**Given exercise**
Check the listing below for lines with the word "this" and say how many there are, with nothing but the number.

**Source data**
** Begin **

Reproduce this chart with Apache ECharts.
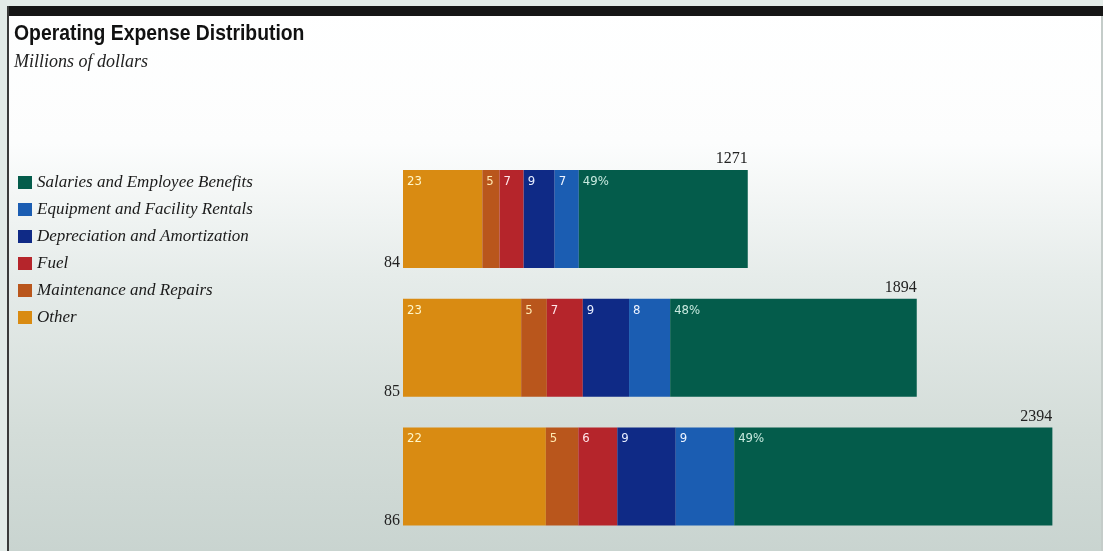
<!DOCTYPE html>
<html>
<head>
<meta charset="utf-8">
<title>Operating Expense Distribution</title>
<script src="https://cdn.jsdelivr.net/npm/echarts@6/dist/echarts.min.js"></script>
<style>
  html, body { margin: 0; padding: 0; background: #ffffff; }
  #chart { width: 1103px; height: 551px; }
</style>
</head>
<body>
<div id="chart"></div>
<script>
// Fiscal years and total operating expenses (millions of dollars)
const years = ['84', '85', '86'];
const totals = [1271, 1894, 2394];

// Share of each year's total, in percent
const otherPct = [23, 23, 22];
const maintenancePct = [5, 5, 5];
const fuelPct = [7, 7, 6];
const depreciationPct = [9, 9, 9];
const equipmentPct = [7, 8, 9];
const salariesPct = [49, 48, 49];

const segments = [
  { name: 'Other', pct: otherPct, color: '#d98b12', text: '#fff6c8' },
  { name: 'Maintenance and Repairs', pct: maintenancePct, color: '#b9561c', text: '#ffe9b0' },
  { name: 'Fuel', pct: fuelPct, color: '#b5252b', text: '#ffe6ea' },
  { name: 'Depreciation and Amortization', pct: depreciationPct, color: '#0f2a86', text: '#e8eeff' },
  { name: 'Equipment and Facility Rentals', pct: equipmentPct, color: '#1b5db2', text: '#eef4ff' },
  { name: 'Salaries and Employee Benefits', pct: salariesPct, color: '#045c4b', text: '#c8eadf', suffix: '%' }
];

const serif = '"Liberation Serif", "DejaVu Serif", serif';
const sans = '"Liberation Sans", Arial, sans-serif';
const narrow = '"DejaVu Sans Condensed", "Liberation Sans", sans-serif';
const BAR = 98;

// Each segment is its share of that year's total, stacked left to right
const stackSeries = segments.map(seg => ({
  name: seg.name,
  type: 'bar',
  stack: 'expense',
  barWidth: BAR,
  barGap: '-100%',
  itemStyle: { color: seg.color },
  label: {
    show: true,
    position: [4, 5],
    color: seg.text,
    fontFamily: narrow,
    fontSize: 13,
    formatter: p => p.data.pct + (seg.suffix || '')
  },
  data: totals.map((t, i) => ({ value: t * seg.pct[i] / 100, pct: seg.pct[i] }))
}));

// Transparent bar spanning the full total, carrying the total label above its end
const totalSeries = {
  name: 'Total',
  type: 'bar',
  barWidth: BAR,
  barGap: '-100%',
  z: 1,
  itemStyle: { color: 'rgba(0,0,0,0)' },
  label: {
    show: true,
    position: ['100%', 0],
    align: 'right',
    verticalAlign: 'bottom',
    offset: [0, -3],
    color: '#222',
    fontFamily: serif,
    fontSize: 16,
    formatter: p => String(p.value)
  },
  data: totals
};

const chart = echarts.init(document.getElementById('chart'), null, { renderer: 'canvas' });

chart.setOption({
  animation: false,
  backgroundColor: {
    type: 'linear', x: 0, y: 0, x2: 0, y2: 1,
    colorStops: [
      { offset: 0, color: '#ffffff' },
      { offset: 0.26, color: '#fcfdfd' },
      { offset: 0.5, color: '#e6ecea' },
      { offset: 0.78, color: '#d4ddd9' },
      { offset: 1, color: '#c9d4d0' }
    ]
  },
  graphic: [
    // page frame: tinted margins, heavy rule across the top, thin rule down the left
    { type: 'rect', shape: { x: 0, y: 0, width: 1103, height: 6 }, style: { fill: '#e4ece9' }, silent: true },
    { type: 'rect', shape: { x: 0, y: 0, width: 7, height: 551 }, style: { fill: '#e2eae7' }, silent: true },
    { type: 'rect', shape: { x: 7, y: 6, width: 1096, height: 10 }, style: { fill: '#161616' }, silent: true },
    { type: 'rect', shape: { x: 7, y: 6, width: 2, height: 545 }, style: { fill: '#3a3a3a' }, silent: true },
    { type: 'rect', shape: { x: 1101, y: 16, width: 2, height: 535 }, style: { fill: '#c4ccc9' }, silent: true },
    // heading in a condensed bold face
    {
      type: 'text', x: 14, y: 23, scaleX: 0.88, silent: true,
      style: {
        text: 'Operating Expense Distribution',
        fontFamily: sans, fontWeight: 'bold', fontSize: 22,
        fill: '#111', verticalAlign: 'top', textVerticalAlign: 'top'
      }
    },
    {
      type: 'text', x: 14, y: 53, silent: true,
      style: {
        text: 'Millions of dollars',
        fontFamily: serif, fontStyle: 'italic', fontSize: 18,
        fill: '#222', verticalAlign: 'top', textVerticalAlign: 'top'
      }
    }
  ],
  legend: {
    orient: 'vertical',
    left: 18,
    top: 174,
    padding: 0,
    icon: 'rect',
    itemWidth: 14,
    itemHeight: 13,
    itemGap: 10,
    textStyle: { fontFamily: serif, fontStyle: 'italic', fontSize: 17, lineHeight: 17, color: '#1a1a1a' },
    data: segments.map(s => s.name).reverse()
  },
  grid: { left: 403, width: 651, top: 154.5, height: 386.5, containLabel: false },
  xAxis: { type: 'value', min: 0, max: 2400, show: false },
  yAxis: {
    type: 'category',
    inverse: true,
    data: years,
    axisLine: { show: false },
    axisTick: { show: false },
    axisLabel: {
      margin: 3,
      verticalAlign: 'top',
      padding: [36, 0, 0, 0],
      fontFamily: serif,
      fontSize: 16,
      color: '#222'
    }
  },
  series: [...stackSeries, totalSeries]
});
</script>
</body>
</html>
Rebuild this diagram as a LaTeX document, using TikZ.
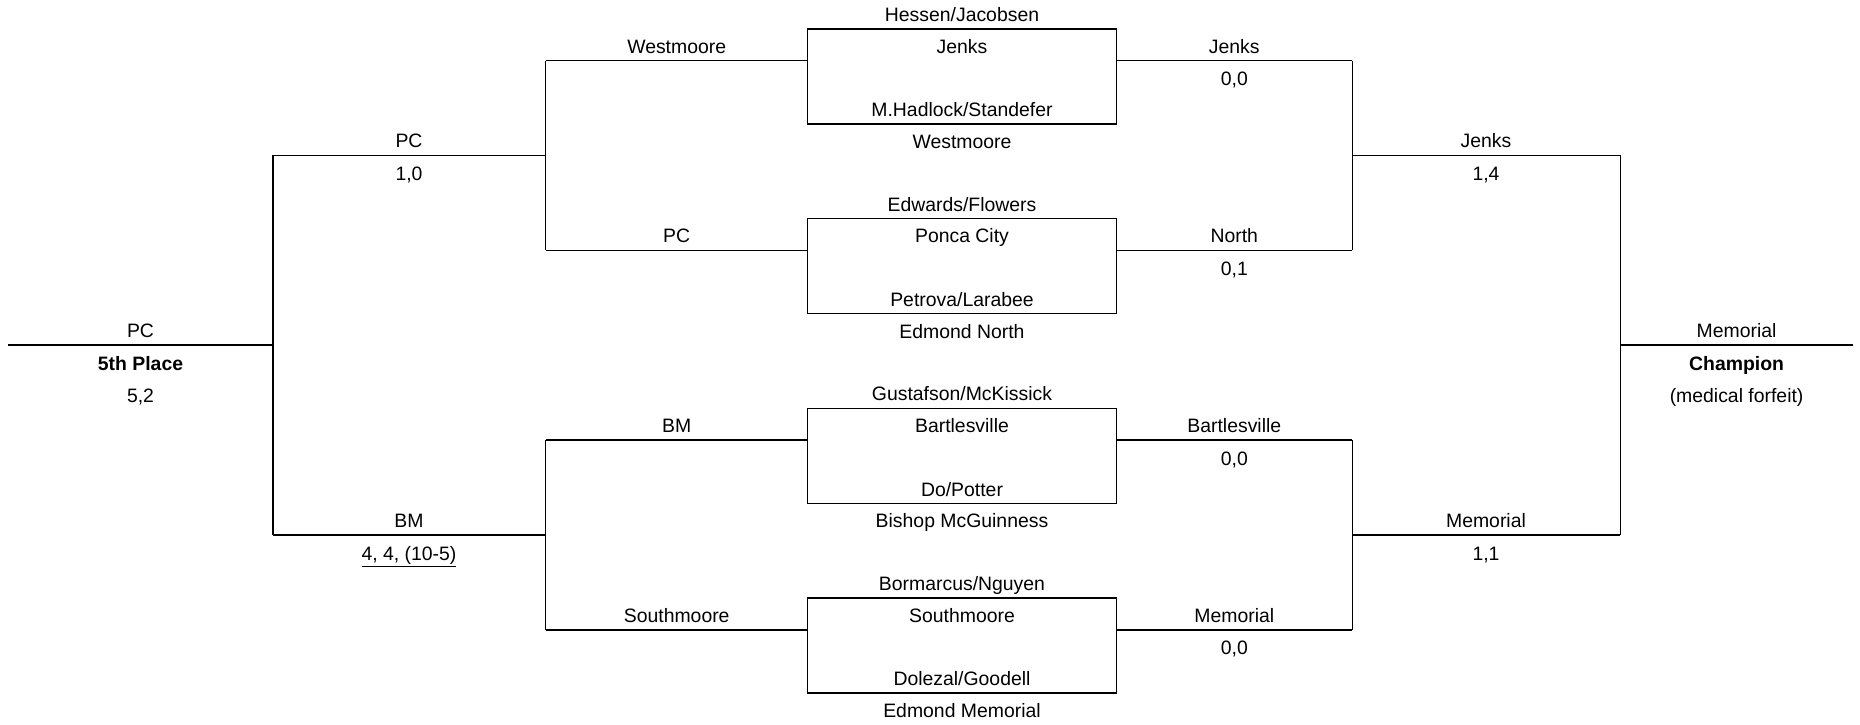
\documentclass[tikz,border=0pt]{standalone}
\usepackage{fontspec}
\setmainfont{Liberation Sans}
\begin{document}
\begin{tikzpicture}[x=0.5pt,y=-0.5pt, line width=0.75pt,
  lbl/.style={anchor=base, inner sep=0pt, font=\fontsize{9.7}{11.6}\selectfont},
  match/.style={draw, minimum width=154.35pt, minimum height=47.5pt, inner sep=0pt}]
\useasboundingbox (0,0) rectangle (1860,724);
% rows: 60.5,155.4,250.3,345.2,440.1,535,629.9
\coordinate (L)  at (8.3,345.2);
\coordinate (Rt) at (1852.9,345.2);
\coordinate (b2) at (272.8,155.4);
\coordinate (b4) at (272.8,345.2);
\coordinate (b6) at (272.8,535);
\coordinate (c1) at (545.7,60.5);
\coordinate (c2) at (545.7,155.4);
\coordinate (c3) at (545.7,250.3);
\coordinate (c5) at (545.7,440.1);
\coordinate (c6) at (545.7,535);
\coordinate (c7) at (545.7,629.9);
\coordinate (f1) at (1352.3,60.5);
\coordinate (f2) at (1352.3,155.4);
\coordinate (f3) at (1352.3,250.3);
\coordinate (f5) at (1352.3,440.1);
\coordinate (f6) at (1352.3,535);
\coordinate (f7) at (1352.3,629.9);
\coordinate (g2) at (1620.4,155.4);
\coordinate (g4) at (1620.4,345.2);
\coordinate (g6) at (1620.4,535);
% match boxes
\node[match] (m1) at (962,76.3) {};
\node[match] (m2) at (962,266.1) {};
\node[match] (m3) at (962,455.9) {};
\node[match] (m4) at (962,645.7) {};
% lines
\draw (L) -- (b4);
\draw (b2) -- (b6);
\draw (b2) -- (c2);
\draw (b6) -- (c6);
\draw (c1) -- (c3);
\draw (c5) -- (c7);
\draw (c1) -- (m1.west |- c1);
\draw (c3) -- (m2.west |- c3);
\draw (c5) -- (m3.west |- c5);
\draw (c7) -- (m4.west |- c7);
\draw (m1.east |- f1) -- (f1);
\draw (m2.east |- f3) -- (f3);
\draw (m3.east |- f5) -- (f5);
\draw (m4.east |- f7) -- (f7);
\draw (f1) -- (f3);
\draw (f5) -- (f7);
\draw (f2) -- (g2);
\draw (f6) -- (g6);
\draw (g2) -- (g6);
\draw (g4) -- (Rt);
% left labels
\node[lbl] (t1) at (140.5,337.7) {PC};
\node[lbl] (t2) at (140.5,370.2) {\bfseries 5th Place};
\node[lbl] (t3) at (140.5,402.2) {5,2};
\node[lbl] (t4) at (409,147.9) {PC};
\node[lbl] (t5) at (409,180.4) {1,0};
\node[lbl] (t6) at (409,527.5) {BM};
\node[lbl] (t7) at (409,560) {\underline{4, 4, (10-5)}};
\node[lbl] (t8) at (676.7,53) {Westmoore};
\node[lbl] (t9) at (676.7,242.8) {PC};
\node[lbl] (t10) at (676.7,432.6) {BM};
\node[lbl] (t11) at (676.7,622.4) {Southmoore};
% box labels
\node[lbl] (h1) at (962,21.3) {Hessen/Jacobsen};
\node[lbl] (i1) at (962,53) {Jenks};
\node[lbl] (j1) at (962,116.5) {M.Hadlock/Standefer};
\node[lbl] (k1) at (962,148.2) {Westmoore};
\node[lbl] (h2) at (962,211.1) {Edwards/Flowers};
\node[lbl] (i2) at (962,242.8) {Ponca City};
\node[lbl] (j2) at (962,306.3) {Petrova/Larabee};
\node[lbl] (k2) at (962,338) {Edmond North};
\node[lbl] (h3) at (962,400.9) {Gustafson/McKissick};
\node[lbl] (i3) at (962,432.6) {Bartlesville};
\node[lbl] (j3) at (962,496.1) {Do/Potter};
\node[lbl] (k3) at (962,527.8) {Bishop McGuinness};
\node[lbl] (h4) at (962,590.7) {Bormarcus/Nguyen};
\node[lbl] (i4) at (962,622.4) {Southmoore};
\node[lbl] (j4) at (962,685.9) {Dolezal/Goodell};
\node[lbl] (k4) at (962,717.6) {Edmond Memorial};
% right labels
\node[lbl] (r1) at (1234.3,53) {Jenks};
\node[lbl] (r2) at (1234.3,85.5) {0,0};
\node[lbl] (r3) at (1234.3,242.8) {North};
\node[lbl] (r4) at (1234.3,275.3) {0,1};
\node[lbl] (r5) at (1234.3,432.6) {Bartlesville};
\node[lbl] (r6) at (1234.3,465.1) {0,0};
\node[lbl] (r7) at (1234.3,622.4) {Memorial};
\node[lbl] (r8) at (1234.3,654.9) {0,0};
\node[lbl] (s1) at (1486,147.9) {Jenks};
\node[lbl] (s2) at (1486,180.4) {1,4};
\node[lbl] (s3) at (1486,527.5) {Memorial};
\node[lbl] (s4) at (1486,560) {1,1};
\node[lbl] (u1) at (1736.6,337.7) {Memorial};
\node[lbl] (u2) at (1736.6,370.2) {\bfseries Champion};
\node[lbl] (u3) at (1736.6,402.2) {(medical forfeit)};
\end{tikzpicture}
\end{document}
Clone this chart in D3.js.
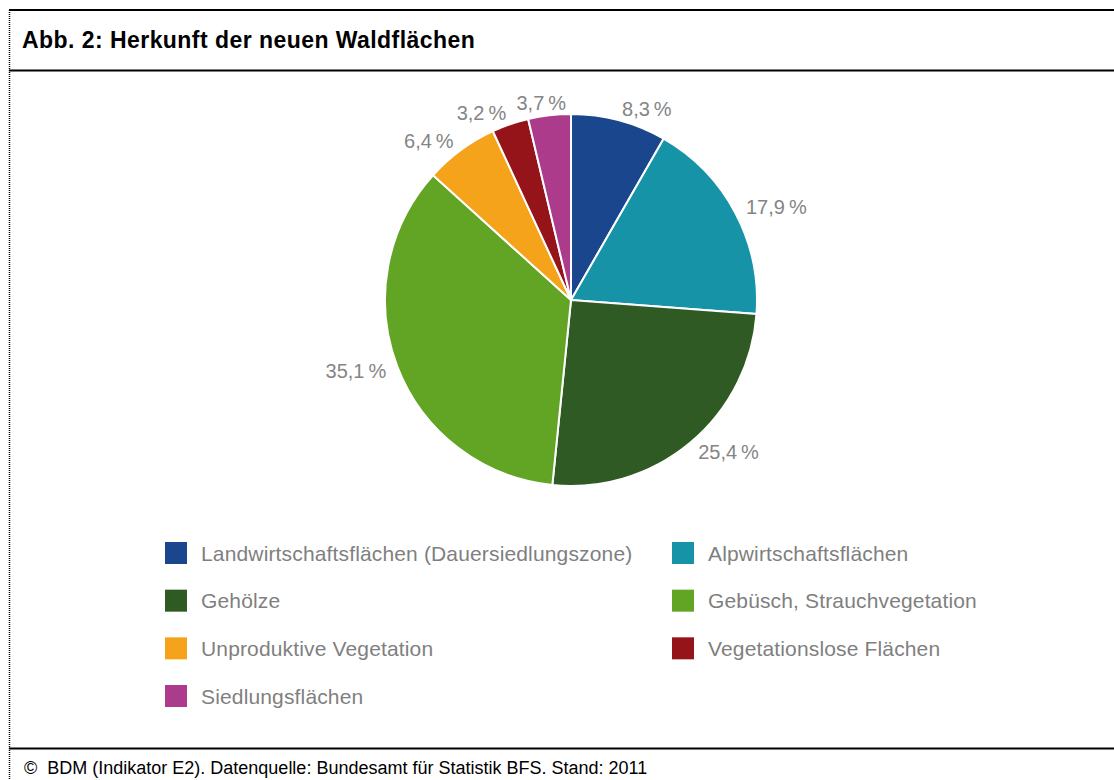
<!DOCTYPE html>
<html>
<head>
<meta charset="utf-8">
<script src="https://cdn.jsdelivr.net/npm/d3@7"></script>
<style>
  body { margin: 0; background: #fff; }
  svg { display: block; font-family: "Liberation Sans", Arial, sans-serif; }
</style>
</head>
<body>
<svg id="chart" width="1114" height="780"></svg>
<script>
const categories = [
  "Landwirtschaftsflächen (Dauersiedlungszone)",
  "Alpwirtschaftsflächen",
  "Gehölze",
  "Gebüsch, Strauchvegetation",
  "Unproduktive Vegetation",
  "Vegetationslose Flächen",
  "Siedlungsflächen"
]
const values = [8.3, 17.9, 25.4, 35.1, 6.4, 3.2, 3.7]
const colors = ["#1a468e", "#1793a8", "#2f5a23", "#62a423", "#f5a31a", "#951419", "#ad3b8b"]
const title = "Abb. 2: Herkunft der neuen Waldflächen"
const footer = "©\u00a0 BDM (Indikator E2). Datenquelle: Bundesamt für Statistik BFS. Stand: 2011"

const width = 1114, height = 780
const cx = 571, cy = 300, radius = 186

const svg = d3.select('#chart')

// frame
svg.append('line')
    .attr('x1', 9).attr('x2', width).attr('y1', 10).attr('y2', 10)
    .attr('stroke', '#000').attr('stroke-width', 2)
svg.append('line')
    .attr('x1', 9).attr('x2', width).attr('y1', 70.5).attr('y2', 70.5)
    .attr('stroke', '#000').attr('stroke-width', 2)
svg.append('line')
    .attr('x1', 9).attr('x2', width).attr('y1', 748.5).attr('y2', 748.5)
    .attr('stroke', '#000').attr('stroke-width', 2)
svg.append('line')
    .attr('x1', 9.5).attr('x2', 9.5).attr('y1', 10).attr('y2', height)
    .attr('stroke', '#000').attr('stroke-width', 1.5)
    .attr('stroke-dasharray', '1,1')

svg.append('text')
    .attr('x', 22).attr('y', 48)
    .attr('font-size', 23).attr('font-weight', 'bold')
    .attr('letter-spacing', 0.45)
    .attr('fill', '#000')
    .text(title)

svg.append('text')
    .attr('x', 24).attr('y', 774)
    .attr('font-size', 18)
    .attr('fill', '#000')
    .text(footer)

// pie
const pie = d3.pie().sort(null).value(d => d)
const arcs = pie(values)
const arc = d3.arc().innerRadius(0).outerRadius(radius)
const labelArc = d3.arc().innerRadius(radius + 12).outerRadius(radius + 12)

const g = svg.append('g').attr('transform', 'translate(' + cx + ',' + cy + ')')

g.selectAll('path')
    .data(arcs)
    .enter()
    .append('path')
    .attr('d', arc)
    .attr('fill', (d, i) => colors[i])
    .attr('stroke', '#fff')
    .attr('stroke-width', 2)

const fmt = v => v.toFixed(1).replace('.', ',') + '\u2009%'
const midAngle = d => (d.startAngle + d.endAngle) / 2

const labels = g.selectAll('text.lbl')
    .data(arcs)
    .enter()
    .append('text')
    .attr('class', 'lbl')
    .attr('font-size', 20)
    .attr('fill', '#858585')
    .attr('dominant-baseline', 'central')
    .attr('text-anchor', d => midAngle(d) < Math.PI ? 'start' : 'end')
    .attr('x', d => labelArc.centroid(d)[0])
    .attr('y', d => labelArc.centroid(d)[1])
    .text(d => fmt(d.data))

// push overlapping labels apart horizontally
let boxes = []
labels.each(function(d) {
    const bb = this.getBBox()
    let box = { x: bb.x, y: bb.y, w: bb.width, h: bb.height }
    boxes.forEach(b => {
        const overlapY = box.y < b.y + b.h - 4 && b.y < box.y + box.h - 4
        const overlapX = box.x < b.x + b.w && b.x < box.x + box.w
        if (overlapX && overlapY) {
            const shift = b.x + b.w + 10 - box.x
            box.x += shift
            d3.select(this).attr('x', +d3.select(this).attr('x') + shift)
        }
    })
    boxes.push(box)
})

// legend
const legendX = [165, 672]
const rowY = d3.scaleLinear().domain([0, 3]).range([553, 696])

const legend = svg.selectAll('g.legend')
    .data(categories)
    .enter()
    .append('g')
    .attr('class', 'legend')
    .attr('transform', (d, i) => 'translate(' + legendX[i % 2] + ',' + rowY(Math.floor(i / 2)) + ')')

legend.append('rect')
    .attr('x', 0).attr('y', -11)
    .attr('width', 22).attr('height', 22)
    .attr('fill', (d, i) => colors[i])

legend.append('text')
    .attr('x', 36).attr('y', 0)
    .attr('dominant-baseline', 'central')
    .attr('font-size', 21)
    .attr('letter-spacing', 0.15)
    .attr('fill', '#7f7f7f')
    .text(d => d)
</script>
</body>
</html>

** End **

**Exercise output**
5